I Heart Sharks – Summer

Electronic, VÖ: Oktober 2011

Umgangssprachlich darf ich wohl ehrlicherweise an dieser Stelle anmerken, mit der deutschen Indie-Musik befinde ich mich im Zwiespalt. Es fehlen für mich die verspielten Elemente, die überraschenden Wendungen innerhalb der Strophen und die unvermittelten Tempoverschärfungen, die Möglichkeit Rhythmen zu brechen, neu zu defnieren und mit einem spontanen Blickwechsel den Song in neue Bahnen zu lenken. Einfach so. Deutsche Indie-Musik geht in der Regel mit diesen Eigenschaften sehr sparsam um, zu oft werden Melodien in ein eng geschnürtes Mieder gepresst und was folgt ist der erste Mordversuch einer eifersüchtigen Schwiegermutter, die sich als Krämerin verkleidet und Schneewittchen einen buntseidenen Schnürriemen verkauft. Aber ich schweife ab: I Heart Sharks stehen in diesen Minuten direkt vorne am Rand. In der Gegenwart. Es gibt keine Gedanken an die Zukunft – nur das Jetzt und Hier. I Heart Sharks warten dort auf uns, dass Indietronic-Trio aus Berlin um Pierre, Simon und Georg. Aufgewachsen in London, New York und Bayern, trifft man sich in derselben Stadt, nämlich in Berlin. Pierre ist Halbfranzose, der seine Kindheit in London verbrachte, Simon kam aus New York und Georg folgte nach der Schule dem Studium nach Berlin. Doch was ist bei der ganzen Sache schlussendlich herausgekommen?

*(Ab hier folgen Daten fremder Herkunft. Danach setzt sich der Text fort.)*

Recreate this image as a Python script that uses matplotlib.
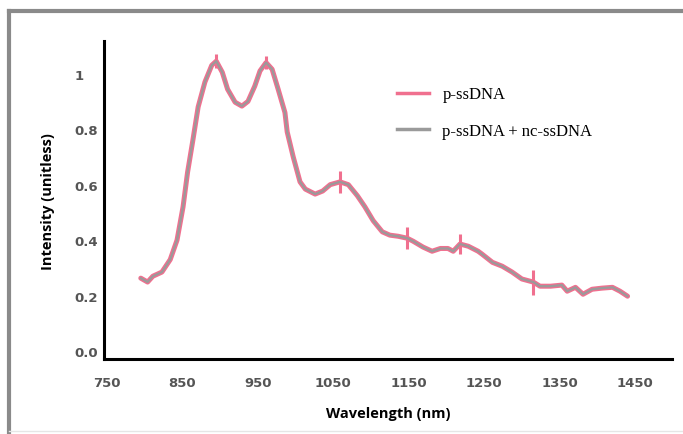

Zu Beginn der phantastische Song ‚ Animals ‚ in verträumter Melancholie, zu der sich im weiteren Verlauf intelligenterer Dance-Punk gesellt und sich trotz mancher Soundanleihe bei The Rapture, Foals oder Bloc Party, eine eigenständige Note abgewinnt. Im zweiten Stück ‚ Monogamy ‚ folgen treibende Synthies und ein wunderschöner Refrain begegnet auf halber Strecke echtem Brit-Pop, der gerade vom Berliner Electronica verführt wird. Alles natürlich im britischen Akzent gehalten, die Melodien ungebunden, die Atmosphäre leidenschaftlich, romantisch und angeheizt. Natürlich funktioniert das Ganze nur im Dunkeln und mit grellen Blitzen, dazwischen Synthesizer getriebene Rastlosigkeit. Wobei der letzte Punkt leider nicht immer ohne Weiteres anzuwenden ist. Denn das Trio genehmigt sich mit ‚ Kino ‚ eine Auszeit und schleicht sich erst mit dem hintergründigen ‚ Wolves ‚ langsam in unsere Gehörgänge zurück. ‚ Lies ‚ pulsiert erst gegen Ende mit seinem schnurgeraden Tanzrhythmus, ‚ Neuzeit ‚ versucht sich mit deutscher Sprache im Refrain (erinnert mich spontan an ‚ Darts Of Pleasure ‚ von Franz Ferdinand) und findet endlich wieder das Gefühl der Unmittelbarkeit. Elegant dagegen das gleichnamige Titelstück.

In scheinbarer Schwerelosigkeit tänzeln die Strophen durch den elektronischen Sound und ‚ Suburbia ‚ nutzt den Abschluss für einen eigenen Anfang und erhält das losgelöste Gefühl von allem Ballast. Die Stimme zu jeder Zeit hoch, melancholisch, hallend. Die nächsten Minuten sind beraubend: Zu ‚ Golden Gate ‚ und ‚ NY BLN ‚ bewegen sich verschwitzte, jugendliche Körper in rauschhafter Ekstase und lassen keinen Zweifel daran, dass die Songs, die just in diesen Augenblicken aus den überdimensionalen Boxen donnern, ein unheimlicher Reiz innewohnt und eine hohe Anziehungskraft ausstrahlen. Den Abschluss bildet das galoppierende ‚ The World Is Yours ‚ und wenn Kritik geübt werden muss, dann weil sich an einer Sache die Nerven reiben: Die Foals spielen nach meinem Geschmack zu oft im Gedächtnis Ihre eigen Melodien und nicht selten muss die Mahnung erfolgen, hier spielen I Heart Sharks. Aber die Eigenständigkeit ist gegeben, es funktioniert und sind wohl am Ende auch keine wirklichen Fehler, sondern unwichtige Details in einem gelungenen Experiment.